Information supplied:
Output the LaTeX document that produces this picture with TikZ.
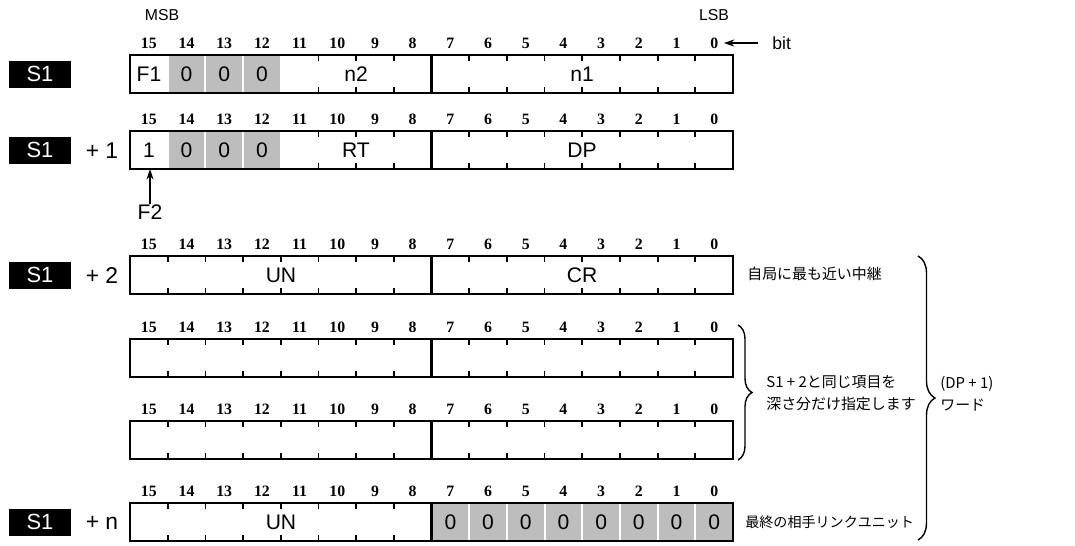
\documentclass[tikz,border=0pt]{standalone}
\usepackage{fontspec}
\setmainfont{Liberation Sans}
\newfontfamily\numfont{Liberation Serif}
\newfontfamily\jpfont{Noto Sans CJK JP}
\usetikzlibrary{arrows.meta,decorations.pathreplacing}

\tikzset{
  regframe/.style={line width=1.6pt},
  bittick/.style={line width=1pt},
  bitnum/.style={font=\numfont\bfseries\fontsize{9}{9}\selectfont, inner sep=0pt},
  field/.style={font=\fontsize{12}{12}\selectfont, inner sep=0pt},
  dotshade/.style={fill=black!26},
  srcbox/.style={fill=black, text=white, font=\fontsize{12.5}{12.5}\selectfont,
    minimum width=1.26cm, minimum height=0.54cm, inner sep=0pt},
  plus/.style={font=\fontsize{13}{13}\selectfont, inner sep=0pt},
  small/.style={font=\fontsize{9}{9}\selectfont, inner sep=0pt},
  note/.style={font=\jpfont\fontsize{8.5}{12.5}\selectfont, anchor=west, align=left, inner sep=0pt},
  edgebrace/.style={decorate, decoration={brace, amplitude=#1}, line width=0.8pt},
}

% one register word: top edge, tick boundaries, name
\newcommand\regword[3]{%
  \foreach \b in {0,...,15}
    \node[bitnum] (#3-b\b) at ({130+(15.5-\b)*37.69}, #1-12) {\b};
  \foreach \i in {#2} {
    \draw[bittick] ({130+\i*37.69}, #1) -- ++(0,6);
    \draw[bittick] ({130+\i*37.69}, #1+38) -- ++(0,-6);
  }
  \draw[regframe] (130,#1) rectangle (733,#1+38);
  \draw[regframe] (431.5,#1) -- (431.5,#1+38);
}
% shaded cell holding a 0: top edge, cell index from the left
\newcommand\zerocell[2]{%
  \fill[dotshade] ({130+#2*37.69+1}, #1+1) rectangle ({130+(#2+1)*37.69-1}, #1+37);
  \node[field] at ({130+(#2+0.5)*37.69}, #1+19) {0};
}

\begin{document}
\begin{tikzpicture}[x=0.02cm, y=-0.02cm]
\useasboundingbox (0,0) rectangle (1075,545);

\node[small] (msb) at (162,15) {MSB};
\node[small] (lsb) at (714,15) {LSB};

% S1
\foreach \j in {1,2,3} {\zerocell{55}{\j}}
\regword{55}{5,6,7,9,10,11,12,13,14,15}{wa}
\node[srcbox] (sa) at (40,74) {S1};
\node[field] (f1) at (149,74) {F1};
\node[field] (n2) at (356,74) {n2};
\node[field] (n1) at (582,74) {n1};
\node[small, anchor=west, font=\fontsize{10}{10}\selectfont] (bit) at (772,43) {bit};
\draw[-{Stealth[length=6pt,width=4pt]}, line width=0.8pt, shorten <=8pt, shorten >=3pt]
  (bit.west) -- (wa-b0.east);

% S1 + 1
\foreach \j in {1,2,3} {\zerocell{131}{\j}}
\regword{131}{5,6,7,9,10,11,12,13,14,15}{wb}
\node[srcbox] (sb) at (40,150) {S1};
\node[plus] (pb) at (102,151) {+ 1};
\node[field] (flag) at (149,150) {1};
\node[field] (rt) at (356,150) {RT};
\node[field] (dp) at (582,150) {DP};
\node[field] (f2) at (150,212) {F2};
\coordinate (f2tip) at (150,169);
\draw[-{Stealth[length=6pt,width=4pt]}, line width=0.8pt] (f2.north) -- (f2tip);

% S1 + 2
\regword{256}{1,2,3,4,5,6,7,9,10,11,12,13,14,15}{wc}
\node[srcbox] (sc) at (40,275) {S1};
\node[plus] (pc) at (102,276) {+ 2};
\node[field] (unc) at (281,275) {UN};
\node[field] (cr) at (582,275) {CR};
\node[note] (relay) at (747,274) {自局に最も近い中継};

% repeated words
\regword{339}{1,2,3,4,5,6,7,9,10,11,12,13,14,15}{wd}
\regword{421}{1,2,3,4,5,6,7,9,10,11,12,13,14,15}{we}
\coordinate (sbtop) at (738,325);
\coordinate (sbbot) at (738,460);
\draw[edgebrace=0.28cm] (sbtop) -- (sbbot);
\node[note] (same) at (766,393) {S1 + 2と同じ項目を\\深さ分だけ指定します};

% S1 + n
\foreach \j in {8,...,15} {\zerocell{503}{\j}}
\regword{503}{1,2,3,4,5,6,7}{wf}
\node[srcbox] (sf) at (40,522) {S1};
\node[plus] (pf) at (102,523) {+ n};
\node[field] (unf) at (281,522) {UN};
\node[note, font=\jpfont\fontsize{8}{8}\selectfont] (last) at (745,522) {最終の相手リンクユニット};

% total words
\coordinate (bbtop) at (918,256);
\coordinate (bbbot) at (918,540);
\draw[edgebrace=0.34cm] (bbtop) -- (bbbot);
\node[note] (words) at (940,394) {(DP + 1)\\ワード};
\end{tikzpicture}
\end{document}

Objective:
Copy out the data above exactly, except the pictures.

Exercise output:
Output the LaTeX document that produces this picture with TikZ.
\documentclass[tikz,border=0pt]{standalone}
\usepackage{fontspec}
\setmainfont{Liberation Sans}
\newfontfamily\numfont{Liberation Serif}
\newfontfamily\jpfont{Noto Sans CJK JP}
\usetikzlibrary{arrows.meta,decorations.pathreplacing}

\tikzset{
  regframe/.style={line width=1.6pt},
  bittick/.style={line width=1pt},
  bitnum/.style={font=\numfont\bfseries\fontsize{9}{9}\selectfont, inner sep=0pt},
  field/.style={font=\fontsize{12}{12}\selectfont, inner sep=0pt},
  dotshade/.style={fill=black!26},
  srcbox/.style={fill=black, text=white, font=\fontsize{12.5}{12.5}\selectfont,
    minimum width=1.26cm, minimum height=0.54cm, inner sep=0pt},
  plus/.style={font=\fontsize{13}{13}\selectfont, inner sep=0pt},
  small/.style={font=\fontsize{9}{9}\selectfont, inner sep=0pt},
  note/.style={font=\jpfont\fontsize{8.5}{12.5}\selectfont, anchor=west, align=left, inner sep=0pt},
  edgebrace/.style={decorate, decoration={brace, amplitude=#1}, line width=0.8pt},
}

% one register word: top edge, tick boundaries, name
\newcommand\regword[3]{%
  \foreach \b in {0,...,15}
    \node[bitnum] (#3-b\b) at ({130+(15.5-\b)*37.69}, #1-12) {\b};
  \foreach \i in {#2} {
    \draw[bittick] ({130+\i*37.69}, #1) -- ++(0,6);
    \draw[bittick] ({130+\i*37.69}, #1+38) -- ++(0,-6);
  }
  \draw[regframe] (130,#1) rectangle (733,#1+38);
  \draw[regframe] (431.5,#1) -- (431.5,#1+38);
}
% shaded cell holding a 0: top edge, cell index from the left
\newcommand\zerocell[2]{%
  \fill[dotshade] ({130+#2*37.69+1}, #1+1) rectangle ({130+(#2+1)*37.69-1}, #1+37);
  \node[field] at ({130+(#2+0.5)*37.69}, #1+19) {0};
}

\begin{document}
\begin{tikzpicture}[x=0.02cm, y=-0.02cm]
\useasboundingbox (0,0) rectangle (1075,545);

\node[small] (msb) at (162,15) {MSB};
\node[small] (lsb) at (714,15) {LSB};

% S1
\foreach \j in {1,2,3} {\zerocell{55}{\j}}
\regword{55}{5,6,7,9,10,11,12,13,14,15}{wa}
\node[srcbox] (sa) at (40,74) {S1};
\node[field] (f1) at (149,74) {F1};
\node[field] (n2) at (356,74) {n2};
\node[field] (n1) at (582,74) {n1};
\node[small, anchor=west, font=\fontsize{10}{10}\selectfont] (bit) at (772,43) {bit};
\draw[-{Stealth[length=6pt,width=4pt]}, line width=0.8pt, shorten <=8pt, shorten >=3pt]
  (bit.west) -- (wa-b0.east);

% S1 + 1
\foreach \j in {1,2,3} {\zerocell{131}{\j}}
\regword{131}{5,6,7,9,10,11,12,13,14,15}{wb}
\node[srcbox] (sb) at (40,150) {S1};
\node[plus] (pb) at (102,151) {+ 1};
\node[field] (flag) at (149,150) {1};
\node[field] (rt) at (356,150) {RT};
\node[field] (dp) at (582,150) {DP};
\node[field] (f2) at (150,212) {F2};
\coordinate (f2tip) at (150,169);
\draw[-{Stealth[length=6pt,width=4pt]}, line width=0.8pt] (f2.north) -- (f2tip);

% S1 + 2
\regword{256}{1,2,3,4,5,6,7,9,10,11,12,13,14,15}{wc}
\node[srcbox] (sc) at (40,275) {S1};
\node[plus] (pc) at (102,276) {+ 2};
\node[field] (unc) at (281,275) {UN};
\node[field] (cr) at (582,275) {CR};
\node[note] (relay) at (747,274) {自局に最も近い中継};

% repeated words
\regword{339}{1,2,3,4,5,6,7,9,10,11,12,13,14,15}{wd}
\regword{421}{1,2,3,4,5,6,7,9,10,11,12,13,14,15}{we}
\coordinate (sbtop) at (738,325);
\coordinate (sbbot) at (738,460);
\draw[edgebrace=0.28cm] (sbtop) -- (sbbot);
\node[note] (same) at (766,393) {S1 + 2と同じ項目を\\深さ分だけ指定します};

% S1 + n
\foreach \j in {8,...,15} {\zerocell{503}{\j}}
\regword{503}{1,2,3,4,5,6,7}{wf}
\node[srcbox] (sf) at (40,522) {S1};
\node[plus] (pf) at (102,523) {+ n};
\node[field] (unf) at (281,522) {UN};
\node[note, font=\jpfont\fontsize{8}{8}\selectfont] (last) at (745,522) {最終の相手リンクユニット};

% total words
\coordinate (bbtop) at (918,256);
\coordinate (bbbot) at (918,540);
\draw[edgebrace=0.34cm] (bbtop) -- (bbbot);
\node[note] (words) at (940,394) {(DP + 1)\\ワード};
\end{tikzpicture}
\end{document}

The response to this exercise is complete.